Antes de ser “da Vila”, Martinho José Ferreira era da Aprendizes da Boca do Mato, Escola de Samba carioca na qual o jovem compositor fluminense deu os primeiros passos em sua trajetória como vitorioso – e revolucionário – autor de sambas de enredo. A agremiação enrolou sua bandeira precocemente, ainda na década de 1960, quando Martinho já estava na Unidos de Vila Isabel. Parte dessa rica história está registrada em ‘Enredo’, álbum oportunamente lançado às vésperas do Carnaval, via gravadora Biscoito Fino.  Estão lá os seminais ‘Carlos Gomes’ (1957), ‘Tamandaré’ (1958), ‘Machado de Assis’ (1959) e ‘Rui Barbosa’ (1960), sambas da Aprendizes da Boca do Mato, que reverenciavam os “vultos” da nossa história, como rezava a cartilha do Estado Novo e as Escolas continuaram fazendo por muito tempo. Estreia na Vila, ‘Carnaval das ilusões’ (c/ Gemeu, 1967), sobre o imaginário infantil, já fugia da tradição de homenagear personagens históricos, e não chegou a empolgar os jurados. Contudo, Martinho seguiu burilando suas composições e vencendo a disputa dos sambas nos anos seguintes com ‘IV séculos de modas e costumes’ (1968), ‘Iaiá do cais dourado’ (c/ Rodolpho, 1969) e ‘Glórias gaúchas’ (1970). Em 1972, foi a vez da obra-prima ‘Onde o Brasil aprendeu a liberdade’, que figura obrigatoriamente em qualquer antologia de sambas de enredo. Seu andamento mais acelerado e sua letra mais compacta mudaram os rumos do desfile.

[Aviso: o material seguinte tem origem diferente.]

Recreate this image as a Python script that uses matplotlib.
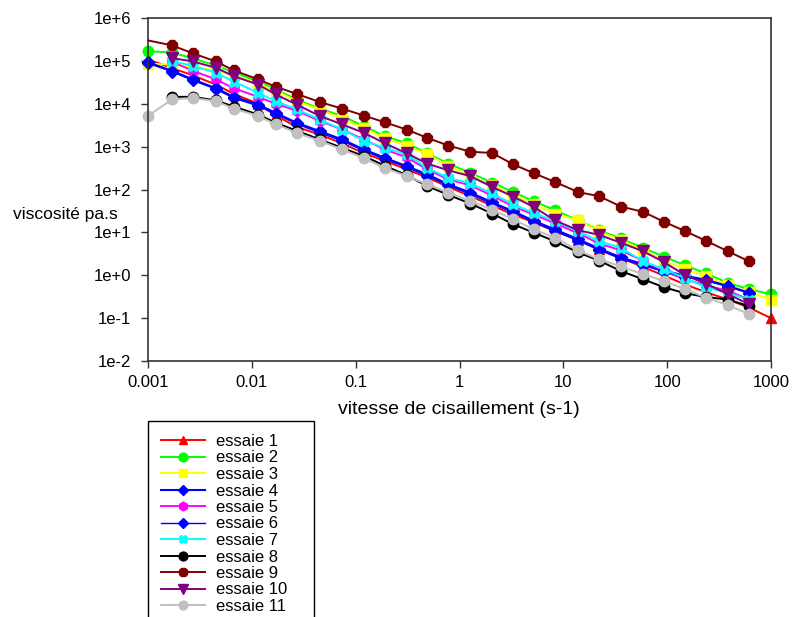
import numpy as np
import matplotlib
matplotlib.use("Agg")
import matplotlib.pyplot as plt
from matplotlib.ticker import FixedLocator, FixedFormatter, NullLocator

plt.rcParams['font.family'] = ['Liberation Sans', 'DejaVu Sans']

nan = np.nan

# shear rate (s-1) at which the rheometer logged each point
shear_rate = [0.001, 0.0017, 0.0027, 0.0045, 0.0067, 0.0115, 0.017, 0.027, 0.045, 0.074,
              0.12, 0.19, 0.31, 0.49, 0.78, 1.27, 2.06, 3.3, 5.2, 8.3,
              13.9, 22, 36, 59, 94, 149, 238, 387, 617, 1000]

# viscosity (Pa.s) for each run, nan where no point was recorded
essaie_1 = [1.08e5, 6.8e4, 4.6e4, 2.8e4, 1.7e4, 1.0e4, 5.3e3, 2.9e3, 1.9e3, 1.2e3,
            700, 470, 294, 190, 115, 70, 42, 26, 17, 10.6,
            6.6, 4.0, 2.5, 1.55, 0.97, 0.61, 0.40, 0.27, 0.175, 0.1]
essaie_2 = [1.68e5, 1.57e5, 1.14e5, 7.8e4, 5.4e4, 3.3e4, 2.15e4, 1.26e4, 7.7e3, 5.2e3,
            3.0e3, 1.77e3, 1.2e3, 700, 400, 245, 145, 87, 53, 33,
            19, 11.2, 7.2, 4.3, 2.7, 1.7, 1.1, 0.66, 0.47, 0.36]
essaie_3 = [8.6e4, 8.2e4, 7.4e4, 6.0e4, 4.6e4, 2.9e4, 2.0e4, 1.15e4, 7.4e3, 4.5e3,
            2.7e3, 1.55e3, 1.06e3, 660, 360, 205, 125, 72, 45, 27.5,
            19, 10.6, 6.6, 3.8, 2.15, 1.37, 0.95, 0.58, 0.40, 0.27]
essaie_4 = [9.2e4, 5.9e4, 3.7e4, 2.3e4, 1.45e4, 9.6e3, 6.1e3, 3.6e3, 2.3e3, 1.47e3,
            860, 550, 350, 225, 132, 85, 50, 31, 18.5, 11.7,
            6.9, 4.2, 2.6, 1.8, 1.28, 0.97, 0.78, 0.56, 0.39, nan]
essaie_5 = [nan, 9.5e4, 5.9e4, 3.7e4, 2.3e4, 1.45e4, 1.0e4, 6.9e3, 4.0e3, 2.5e3,
            1.47e3, 860, 560, 294, 172, 125, 72, 40, 26, 16.3,
            9.5, 5.5, 3.8, 2.15, 1.23, 0.8, 0.58, 0.43, 0.27, nan]
essaie_6 = [8.8e4, 5.6e4, 3.5e4, 2.2e4, 1.35e4, 8.9e3, 5.7e3, 3.4e3, 2.1e3, 1.36e3,
            800, 510, 330, 205, 124, 78, 46, 29, 17.5, 10.8,
            6.4, 3.9, 2.4, 1.7, 1.2, 0.92, 0.74, 0.54, 0.38, nan]
essaie_7 = [nan, 1.0e5, 7.6e4, 5.3e4, 3.3e4, 1.8e4, 1.15e4, 7.4e3, 4.3e3, 2.5e3,
            1.37e3, 940, 660, 320, 185, 140, 81, 45, 28.5, 18.2,
            10.6, 6.3, 4.3, 2.1, 1.37, 0.86, 0.52, 0.38, 0.27, nan]
essaie_8 = [nan, 1.45e4, 1.45e4, 1.2e4, 8.6e3, 5.6e3, 3.6e3, 2.35e3, 1.47e3, 940,
            600, 360, 215, 120, 75, 47, 27.5, 15.4, 9.8, 6.2,
            3.4, 2.2, 1.25, 0.80, 0.52, 0.38, 0.31, 0.27, 0.19, nan]
essaie_9 = [3.0e5, 2.3e5, 1.5e5, 9.7e4, 6.0e4, 3.7e4, 2.5e4, 1.7e4, 1.1e4, 7.7e3,
            5.3e3, 3.7e3, 2.5e3, 1.6e3, 1.06e3, 760, 710, 385, 240, 150,
            87, 70, 40, 30, 17.5, 10.7, 6.3, 3.6, 2.1, nan]
essaie_10 = [nan, 1.16e5, 9.7e4, 6.9e4, 4.4e4, 2.8e4, 1.65e4, 9.6e3, 5.2e3, 3.3e3,
             2.1e3, 1.2e3, 700, 400, 280, 205, 115, 68, 39, 19,
             11.2, 8.8, 5.7, 3.6, 2.0, 1.0, 0.63, 0.36, 0.21, nan]
essaie_11 = [5.2e3, 1.26e4, 1.36e4, 1.15e4, 7.7e3, 5.2e3, 3.3e3, 2.1e3, 1.37e3, 860,
             535, 320, 205, 132, 85, 54, 34, 20, 11.7, 7.5,
             3.8, 2.35, 1.6, 1.05, 0.73, 0.47, 0.30, 0.20, 0.123, nan]

series_labels = ['essaie 1', 'essaie 2', 'essaie 3', 'essaie 4', 'essaie 5', 'essaie 6',
                 'essaie 7', 'essaie 8', 'essaie 9', 'essaie 10', 'essaie 11']
series_values = [essaie_1, essaie_2, essaie_3, essaie_4, essaie_5, essaie_6,
                 essaie_7, essaie_8, essaie_9, essaie_10, essaie_11]

x_ticks = [0.001, 0.01, 0.1, 1, 10, 100, 1000]
x_tick_labels = ['0.001', '0.01', '0.1', '1', '10', '100', '1000']
y_ticks = [1e-2, 1e-1, 1e0, 1e1, 1e2, 1e3, 1e4, 1e5, 1e6]
y_tick_labels = ['1e-2', '1e-1', '1e+0', '1e+1', '1e+2', '1e+3', '1e+4', '1e+5', '1e+6']

# line colour, marker, marker size, line width for each run
styles = [
    ('#ff0000', '^', 7.5, 1.4),
    ('#00ff00', 'o', 7.5, 1.4),
    ('#ffff00', 's', 7.0, 1.4),
    ('#0000ff', 'D', 6.5, 1.5),
    ('#ff00ff', 'h', 7.5, 1.4),
    ('#0000ff', 'D', 6.0, 1.0),
    ('#00ffff', 'X', 7.5, 1.4),
    ('#000000', 'o', 7.5, 1.4),
    ('#800000', '8', 7.5, 1.4),
    ('#800080', 'v', 8.0, 1.4),
    ('#c0c0c0', 'o', 7.5, 1.4),
]

W, H = 792, 617
fig = plt.figure(figsize=(W / 100, H / 100), dpi=100)
ax = fig.add_axes([148 / W, 1 - 361 / H, (771 - 148) / W, (361 - 18) / H])

x = np.array(shear_rate)
for label, values, (color, marker, ms, lw) in zip(series_labels, series_values, styles):
    y = np.array(values, dtype=float)
    # essaie 9 has no symbol on its first point
    every = slice(1, None) if label == 'essaie 9' else None
    ax.plot(x, y, color=color, marker=marker, markersize=ms, linewidth=lw,
            markeredgecolor=color, markerfacecolor=color, markevery=every,
            label=label, clip_on=False)

ax.set_xscale('log')
ax.set_yscale('log')
ax.set_xlim(0.001, 1000)
ax.set_ylim(1e-2, 1e6)

ax.xaxis.set_major_locator(FixedLocator(x_ticks))
ax.xaxis.set_major_formatter(FixedFormatter(x_tick_labels))
ax.yaxis.set_major_locator(FixedLocator(y_ticks))
ax.yaxis.set_major_formatter(FixedFormatter(y_tick_labels))
ax.xaxis.set_minor_locator(NullLocator())
ax.yaxis.set_minor_locator(NullLocator())

ax.tick_params(axis='both', which='major', direction='out', length=5, width=1,
               labelsize=12, color='#333333')
ax.tick_params(axis='y', pad=7)
ax.tick_params(axis='x', pad=5)
for side in ax.spines.values():
    side.set_linewidth(1.2)
    side.set_color('#333333')

fig.text(459 / W, 1 - 410 / H, 'vitesse de cisaillement (s-1)', ha='center', va='center',
         fontsize=14)
fig.text(13 / W, 1 - 215 / H, 'viscosité pa.s', ha='left', va='center', fontsize=12.5)

# legend box hangs below the bottom edge of the figure
leg_top = 1 - 421 / H
leg = ax.legend(loc='upper left', bbox_to_anchor=(148 / W, leg_top - 0.5, 166 / W, 0.5),
                bbox_transform=fig.transFigure, mode='expand', fontsize=12,
                frameon=True, fancybox=False, edgecolor='black', framealpha=1,
                borderaxespad=0, borderpad=0.78, labelspacing=0.09, handlelength=2.65,
                handletextpad=0.65, markerscale=0.85)
leg.get_frame().set_linewidth(1.0)

fig.savefig('out.png', dpi=100)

Os belos e críticos ‘Tribo dos carajás (Aruanã Açu)’ (1974) e ‘Sonho de um sonho’ (c/ Rodolpho/Tião Graúna, 1980) tiveram destinos diferentes. Enquanto o primeiro foi tirado da disputa dos sambas da Vila Isabel pelos censores, o segundo fez a Avenida cantar os ainda atuais versos, inspirados no poema homônimo de Carlos Drummond de Andrade: “Um sorriso sem fúria, entre o réu e o juiz/ A clemência, a ternura por amor na clausura/ A prisão sem tortura, inocência feliz...”. Martinho foi (mais) lírico em 1984, com ‘Pra tudo se acabar na quarta-feira’, exaltação aos verdadeiros sambistas que mantêm acesa a chama das Escolas, e ousado em 1987, com ‘Raízes’ (c/ Ovídio Bessa/Azo), samba de enredo sem rimas.
Os campeões ‘Noel – A presença do poeta da Vila’ (2010) e ‘A Vila canta o Brasil, celeiro do mundo, água no feijão que chegou mais um’ (c/ Arlindo Cruz/André Diniz/Leonel/Tunico da Vila, 2013) figuram no repertório, que ainda traz duas parcerias com Luiz Carlos da Vila (da Penha), ‘Vila Isabel anos 30’ (1985) e ‘Por ti América’ (2006), além de outros menos conhecidos como o belo ‘Iemanjá, desperta!’ (1978), realçado pela interpretação poderosa de Alcione. Beth Carvalho e Mart’nália também estão entre os convidados especiais. Os arranjos de Leonardo Bruno, Rildo Hora, Ivan Paulo, Maíra Freitas e Wanderson Martins revestem de requinte a obra do eterno Zé Ferreira, embora não provoquem o arrepio provocado pelo acompanhamento de uma competente bateria. O que não chega a comprometer o bom resultado final. Martinho da Vila é enredo de samba que nunca atravessa.